Award was announced Monday by the British consul-general in New York, Thomas Harris, capping a weekend during which Miramax’s “Kill Bill Vol. 2” received royal treatment from both critics and audiences.
The Commander of the British Empire is the second highest honor awarded by the queen after a knighthood. Unlike the higher nod, however, the CBE does not carry the title of sir.
Honor is in recognition of Weinstein’s contribution to bringing mainstream attention to British film talent and to the national film industry.
“My life and my career have been greatly influenced and enriched by great British filmmakers and authors, and so I am especially honored and humbled to be receiving the CBE,” Weinstein said. “I am very grateful for the chance to work with so many British masters — from the ranks of actors, producers, directors and writers.”
Weinstein said one of his upcoming projects is the development of a charitable foundation to give something back to the film industry and help foster new talent.
Weinstein is credited with bringing commercial success to independent arthouse films.
Miramax has contributed upward of £600 million ($1.08 billion) to the development, commissioning, production, financing and distribution of films made with British companies, establishing a London-based division to increase U.K. involvement in Miramax pics.

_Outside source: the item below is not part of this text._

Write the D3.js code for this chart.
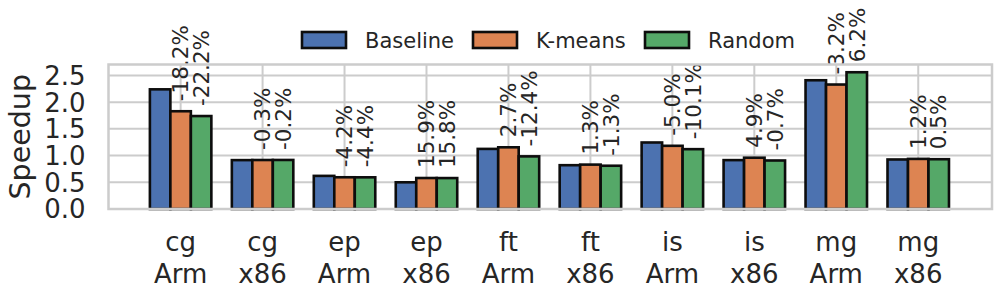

Brit features produced or acquired by Miramax over the past two decades include best picture Oscar winners “Shakespeare in Love” and “The English Patient,” as well as “The Crying Game,” “The Wings of the Dove,” “Chocolat,” “Dirty Pretty Things,” “The Magdalene Sisters” and the upcoming “J.M. Barrie’s Neverland,” with Johnny Depp and Kate Winslet.
The date for Weinstein’s CBE investiture ceremony will be set in the coming months.